Provided data
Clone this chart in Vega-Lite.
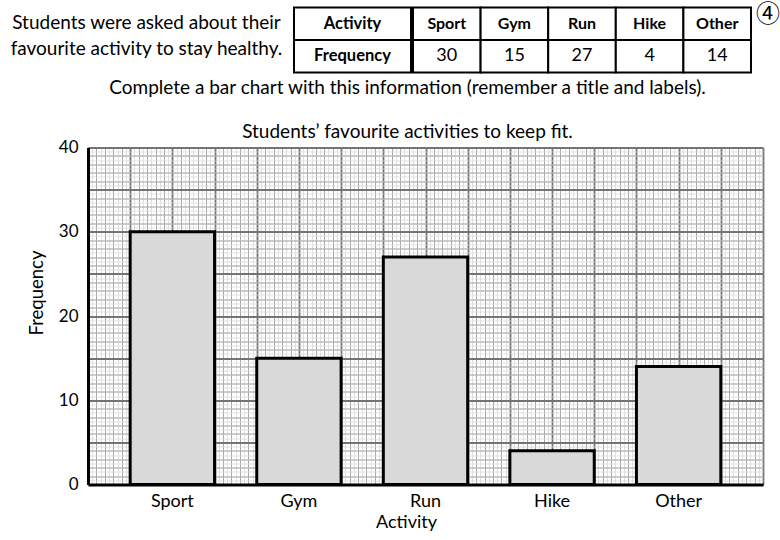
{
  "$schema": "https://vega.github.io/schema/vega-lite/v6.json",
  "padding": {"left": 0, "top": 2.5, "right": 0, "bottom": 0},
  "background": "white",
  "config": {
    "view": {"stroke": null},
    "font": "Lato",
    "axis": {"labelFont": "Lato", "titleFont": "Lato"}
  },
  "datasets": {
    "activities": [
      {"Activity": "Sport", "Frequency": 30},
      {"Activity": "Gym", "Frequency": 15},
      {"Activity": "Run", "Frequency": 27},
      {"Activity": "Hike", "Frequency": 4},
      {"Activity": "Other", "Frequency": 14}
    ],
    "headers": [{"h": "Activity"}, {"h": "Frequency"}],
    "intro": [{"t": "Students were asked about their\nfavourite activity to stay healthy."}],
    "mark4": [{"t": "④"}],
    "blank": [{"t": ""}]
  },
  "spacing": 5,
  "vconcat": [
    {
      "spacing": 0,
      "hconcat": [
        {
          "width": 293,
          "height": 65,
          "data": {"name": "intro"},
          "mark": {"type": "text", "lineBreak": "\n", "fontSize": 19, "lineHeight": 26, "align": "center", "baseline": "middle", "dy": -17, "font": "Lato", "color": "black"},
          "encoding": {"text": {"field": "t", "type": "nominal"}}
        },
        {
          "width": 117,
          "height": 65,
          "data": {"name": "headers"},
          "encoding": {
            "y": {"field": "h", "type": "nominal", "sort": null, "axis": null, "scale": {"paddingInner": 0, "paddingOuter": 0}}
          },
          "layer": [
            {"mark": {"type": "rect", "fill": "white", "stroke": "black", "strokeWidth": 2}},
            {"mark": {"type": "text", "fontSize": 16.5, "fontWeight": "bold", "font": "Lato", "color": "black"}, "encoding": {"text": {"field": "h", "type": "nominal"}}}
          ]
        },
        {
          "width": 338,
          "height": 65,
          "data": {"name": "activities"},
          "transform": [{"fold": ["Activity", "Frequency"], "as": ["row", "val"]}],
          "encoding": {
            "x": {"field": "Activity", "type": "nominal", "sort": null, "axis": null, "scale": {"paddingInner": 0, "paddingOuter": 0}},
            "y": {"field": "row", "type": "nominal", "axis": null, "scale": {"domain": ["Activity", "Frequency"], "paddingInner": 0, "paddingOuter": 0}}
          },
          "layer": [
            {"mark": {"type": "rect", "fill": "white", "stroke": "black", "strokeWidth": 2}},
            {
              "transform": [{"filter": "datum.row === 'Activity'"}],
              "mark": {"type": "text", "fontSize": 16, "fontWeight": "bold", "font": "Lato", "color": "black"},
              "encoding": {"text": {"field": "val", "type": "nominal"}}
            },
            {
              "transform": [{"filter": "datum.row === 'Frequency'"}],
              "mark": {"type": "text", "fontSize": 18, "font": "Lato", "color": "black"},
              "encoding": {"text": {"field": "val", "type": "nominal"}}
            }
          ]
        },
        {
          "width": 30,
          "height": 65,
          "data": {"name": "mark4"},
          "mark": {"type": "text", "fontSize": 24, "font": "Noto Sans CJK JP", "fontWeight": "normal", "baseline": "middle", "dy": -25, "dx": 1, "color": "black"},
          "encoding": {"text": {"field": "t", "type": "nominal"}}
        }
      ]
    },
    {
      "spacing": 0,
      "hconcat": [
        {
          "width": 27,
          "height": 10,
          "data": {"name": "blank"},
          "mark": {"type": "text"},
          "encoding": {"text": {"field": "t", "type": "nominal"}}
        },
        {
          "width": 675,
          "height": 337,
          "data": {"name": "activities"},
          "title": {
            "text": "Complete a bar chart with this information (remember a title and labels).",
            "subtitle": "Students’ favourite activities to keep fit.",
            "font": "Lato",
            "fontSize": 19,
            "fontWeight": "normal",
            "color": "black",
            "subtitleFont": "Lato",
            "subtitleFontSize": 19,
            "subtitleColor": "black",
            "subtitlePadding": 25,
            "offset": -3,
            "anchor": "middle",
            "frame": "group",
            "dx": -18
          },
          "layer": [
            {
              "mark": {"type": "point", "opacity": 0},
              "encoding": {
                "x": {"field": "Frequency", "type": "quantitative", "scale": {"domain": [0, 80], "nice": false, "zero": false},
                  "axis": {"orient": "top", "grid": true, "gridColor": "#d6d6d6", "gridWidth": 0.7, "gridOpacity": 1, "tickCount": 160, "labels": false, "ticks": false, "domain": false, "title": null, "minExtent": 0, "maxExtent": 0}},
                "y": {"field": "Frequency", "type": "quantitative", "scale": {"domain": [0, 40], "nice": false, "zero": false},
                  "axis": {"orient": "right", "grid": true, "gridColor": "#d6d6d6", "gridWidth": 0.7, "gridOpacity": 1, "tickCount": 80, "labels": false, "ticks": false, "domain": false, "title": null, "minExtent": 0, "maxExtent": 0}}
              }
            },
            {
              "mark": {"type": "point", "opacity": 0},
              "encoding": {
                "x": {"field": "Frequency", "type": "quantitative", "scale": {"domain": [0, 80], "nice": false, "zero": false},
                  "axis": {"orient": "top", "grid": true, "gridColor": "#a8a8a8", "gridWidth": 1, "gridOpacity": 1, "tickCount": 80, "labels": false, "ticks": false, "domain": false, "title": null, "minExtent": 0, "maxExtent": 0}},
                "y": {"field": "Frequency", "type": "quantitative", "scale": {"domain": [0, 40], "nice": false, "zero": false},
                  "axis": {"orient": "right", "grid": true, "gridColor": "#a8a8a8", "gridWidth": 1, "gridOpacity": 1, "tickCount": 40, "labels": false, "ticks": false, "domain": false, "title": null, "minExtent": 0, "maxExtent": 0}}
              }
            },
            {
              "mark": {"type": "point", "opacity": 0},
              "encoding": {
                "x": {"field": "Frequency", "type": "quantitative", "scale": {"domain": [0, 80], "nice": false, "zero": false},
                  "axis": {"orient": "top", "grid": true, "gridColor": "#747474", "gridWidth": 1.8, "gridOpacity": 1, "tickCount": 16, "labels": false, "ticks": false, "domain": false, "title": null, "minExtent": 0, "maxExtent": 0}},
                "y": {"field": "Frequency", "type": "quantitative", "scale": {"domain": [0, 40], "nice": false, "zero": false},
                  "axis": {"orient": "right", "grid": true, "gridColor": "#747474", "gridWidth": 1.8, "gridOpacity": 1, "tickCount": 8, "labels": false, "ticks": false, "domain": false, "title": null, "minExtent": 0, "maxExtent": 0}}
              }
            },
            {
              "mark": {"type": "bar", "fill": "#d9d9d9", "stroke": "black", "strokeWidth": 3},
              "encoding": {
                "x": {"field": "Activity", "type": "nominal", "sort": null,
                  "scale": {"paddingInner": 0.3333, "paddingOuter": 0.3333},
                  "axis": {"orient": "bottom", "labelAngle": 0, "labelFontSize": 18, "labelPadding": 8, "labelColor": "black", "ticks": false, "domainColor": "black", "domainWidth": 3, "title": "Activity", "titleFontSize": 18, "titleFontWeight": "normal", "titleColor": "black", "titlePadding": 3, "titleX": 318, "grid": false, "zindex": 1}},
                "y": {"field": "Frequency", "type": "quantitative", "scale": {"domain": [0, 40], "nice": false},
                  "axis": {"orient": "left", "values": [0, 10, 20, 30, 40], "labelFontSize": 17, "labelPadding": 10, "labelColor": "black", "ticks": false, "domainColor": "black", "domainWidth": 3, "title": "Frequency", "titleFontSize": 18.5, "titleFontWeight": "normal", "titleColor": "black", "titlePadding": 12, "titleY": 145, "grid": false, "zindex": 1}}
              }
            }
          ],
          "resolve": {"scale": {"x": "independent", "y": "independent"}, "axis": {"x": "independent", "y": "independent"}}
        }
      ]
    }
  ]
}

Requirement
Repeat the material exactly as it reads, without any of its pictures.

In response
Clone this chart in Vega-Lite.
{
  "$schema": "https://vega.github.io/schema/vega-lite/v6.json",
  "padding": {"left": 0, "top": 2.5, "right": 0, "bottom": 0},
  "background": "white",
  "config": {
    "view": {"stroke": null},
    "font": "Lato",
    "axis": {"labelFont": "Lato", "titleFont": "Lato"}
  },
  "datasets": {
    "activities": [
      {"Activity": "Sport", "Frequency": 30},
      {"Activity": "Gym", "Frequency": 15},
      {"Activity": "Run", "Frequency": 27},
      {"Activity": "Hike", "Frequency": 4},
      {"Activity": "Other", "Frequency": 14}
    ],
    "headers": [{"h": "Activity"}, {"h": "Frequency"}],
    "intro": [{"t": "Students were asked about their\nfavourite activity to stay healthy."}],
    "mark4": [{"t": "④"}],
    "blank": [{"t": ""}]
  },
  "spacing": 5,
  "vconcat": [
    {
      "spacing": 0,
      "hconcat": [
        {
          "width": 293,
          "height": 65,
          "data": {"name": "intro"},
          "mark": {"type": "text", "lineBreak": "\n", "fontSize": 19, "lineHeight": 26, "align": "center", "baseline": "middle", "dy": -17, "font": "Lato", "color": "black"},
          "encoding": {"text": {"field": "t", "type": "nominal"}}
        },
        {
          "width": 117,
          "height": 65,
          "data": {"name": "headers"},
          "encoding": {
            "y": {"field": "h", "type": "nominal", "sort": null, "axis": null, "scale": {"paddingInner": 0, "paddingOuter": 0}}
          },
          "layer": [
            {"mark": {"type": "rect", "fill": "white", "stroke": "black", "strokeWidth": 2}},
            {"mark": {"type": "text", "fontSize": 16.5, "fontWeight": "bold", "font": "Lato", "color": "black"}, "encoding": {"text": {"field": "h", "type": "nominal"}}}
          ]
        },
        {
          "width": 338,
          "height": 65,
          "data": {"name": "activities"},
          "transform": [{"fold": ["Activity", "Frequency"], "as": ["row", "val"]}],
          "encoding": {
            "x": {"field": "Activity", "type": "nominal", "sort": null, "axis": null, "scale": {"paddingInner": 0, "paddingOuter": 0}},
            "y": {"field": "row", "type": "nominal", "axis": null, "scale": {"domain": ["Activity", "Frequency"], "paddingInner": 0, "paddingOuter": 0}}
          },
          "layer": [
            {"mark": {"type": "rect", "fill": "white", "stroke": "black", "strokeWidth": 2}},
            {
              "transform": [{"filter": "datum.row === 'Activity'"}],
              "mark": {"type": "text", "fontSize": 16, "fontWeight": "bold", "font": "Lato", "color": "black"},
              "encoding": {"text": {"field": "val", "type": "nominal"}}
            },
            {
              "transform": [{"filter": "datum.row === 'Frequency'"}],
              "mark": {"type": "text", "fontSize": 18, "font": "Lato", "color": "black"},
              "encoding": {"text": {"field": "val", "type": "nominal"}}
            }
          ]
        },
        {
          "width": 30,
          "height": 65,
          "data": {"name": "mark4"},
          "mark": {"type": "text", "fontSize": 24, "font": "Noto Sans CJK JP", "fontWeight": "normal", "baseline": "middle", "dy": -25, "dx": 1, "color": "black"},
          "encoding": {"text": {"field": "t", "type": "nominal"}}
        }
      ]
    },
    {
      "spacing": 0,
      "hconcat": [
        {
          "width": 27,
          "height": 10,
          "data": {"name": "blank"},
          "mark": {"type": "text"},
          "encoding": {"text": {"field": "t", "type": "nominal"}}
        },
        {
          "width": 675,
          "height": 337,
          "data": {"name": "activities"},
          "title": {
            "text": "Complete a bar chart with this information (remember a title and labels).",
            "subtitle": "Students’ favourite activities to keep fit.",
            "font": "Lato",
            "fontSize": 19,
            "fontWeight": "normal",
            "color": "black",
            "subtitleFont": "Lato",
            "subtitleFontSize": 19,
            "subtitleColor": "black",
            "subtitlePadding": 25,
            "offset": -3,
            "anchor": "middle",
            "frame": "group",
            "dx": -18
          },
          "layer": [
            {
              "mark": {"type": "point", "opacity": 0},
              "encoding": {
                "x": {"field": "Frequency", "type": "quantitative", "scale": {"domain": [0, 80], "nice": false, "zero": false},
                  "axis": {"orient": "top", "grid": true, "gridColor": "#d6d6d6", "gridWidth": 0.7, "gridOpacity": 1, "tickCount": 160, "labels": false, "ticks": false, "domain": false, "title": null, "minExtent": 0, "maxExtent": 0}},
                "y": {"field": "Frequency", "type": "quantitative", "scale": {"domain": [0, 40], "nice": false, "zero": false},
                  "axis": {"orient": "right", "grid": true, "gridColor": "#d6d6d6", "gridWidth": 0.7, "gridOpacity": 1, "tickCount": 80, "labels": false, "ticks": false, "domain": false, "title": null, "minExtent": 0, "maxExtent": 0}}
              }
            },
            {
              "mark": {"type": "point", "opacity": 0},
              "encoding": {
                "x": {"field": "Frequency", "type": "quantitative", "scale": {"domain": [0, 80], "nice": false, "zero": false},
                  "axis": {"orient": "top", "grid": true, "gridColor": "#a8a8a8", "gridWidth": 1, "gridOpacity": 1, "tickCount": 80, "labels": false, "ticks": false, "domain": false, "title": null, "minExtent": 0, "maxExtent": 0}},
                "y": {"field": "Frequency", "type": "quantitative", "scale": {"domain": [0, 40], "nice": false, "zero": false},
                  "axis": {"orient": "right", "grid": true, "gridColor": "#a8a8a8", "gridWidth": 1, "gridOpacity": 1, "tickCount": 40, "labels": false, "ticks": false, "domain": false, "title": null, "minExtent": 0, "maxExtent": 0}}
              }
            },
            {
              "mark": {"type": "point", "opacity": 0},
              "encoding": {
                "x": {"field": "Frequency", "type": "quantitative", "scale": {"domain": [0, 80], "nice": false, "zero": false},
                  "axis": {"orient": "top", "grid": true, "gridColor": "#747474", "gridWidth": 1.8, "gridOpacity": 1, "tickCount": 16, "labels": false, "ticks": false, "domain": false, "title": null, "minExtent": 0, "maxExtent": 0}},
                "y": {"field": "Frequency", "type": "quantitative", "scale": {"domain": [0, 40], "nice": false, "zero": false},
                  "axis": {"orient": "right", "grid": true, "gridColor": "#747474", "gridWidth": 1.8, "gridOpacity": 1, "tickCount": 8, "labels": false, "ticks": false, "domain": false, "title": null, "minExtent": 0, "maxExtent": 0}}
              }
            },
            {
              "mark": {"type": "bar", "fill": "#d9d9d9", "stroke": "black", "strokeWidth": 3},
              "encoding": {
                "x": {"field": "Activity", "type": "nominal", "sort": null,
                  "scale": {"paddingInner": 0.3333, "paddingOuter": 0.3333},
                  "axis": {"orient": "bottom", "labelAngle": 0, "labelFontSize": 18, "labelPadding": 8, "labelColor": "black", "ticks": false, "domainColor": "black", "domainWidth": 3, "title": "Activity", "titleFontSize": 18, "titleFontWeight": "normal", "titleColor": "black", "titlePadding": 3, "titleX": 318, "grid": false, "zindex": 1}},
                "y": {"field": "Frequency", "type": "quantitative", "scale": {"domain": [0, 40], "nice": false},
                  "axis": {"orient": "left", "values": [0, 10, 20, 30, 40], "labelFontSize": 17, "labelPadding": 10, "labelColor": "black", "ticks": false, "domainColor": "black", "domainWidth": 3, "title": "Frequency", "titleFontSize": 18.5, "titleFontWeight": "normal", "titleColor": "black", "titlePadding": 12, "titleY": 145, "grid": false, "zindex": 1}}
              }
            }
          ],
          "resolve": {"scale": {"x": "independent", "y": "independent"}, "axis": {"x": "independent", "y": "independent"}}
        }
      ]
    }
  ]
}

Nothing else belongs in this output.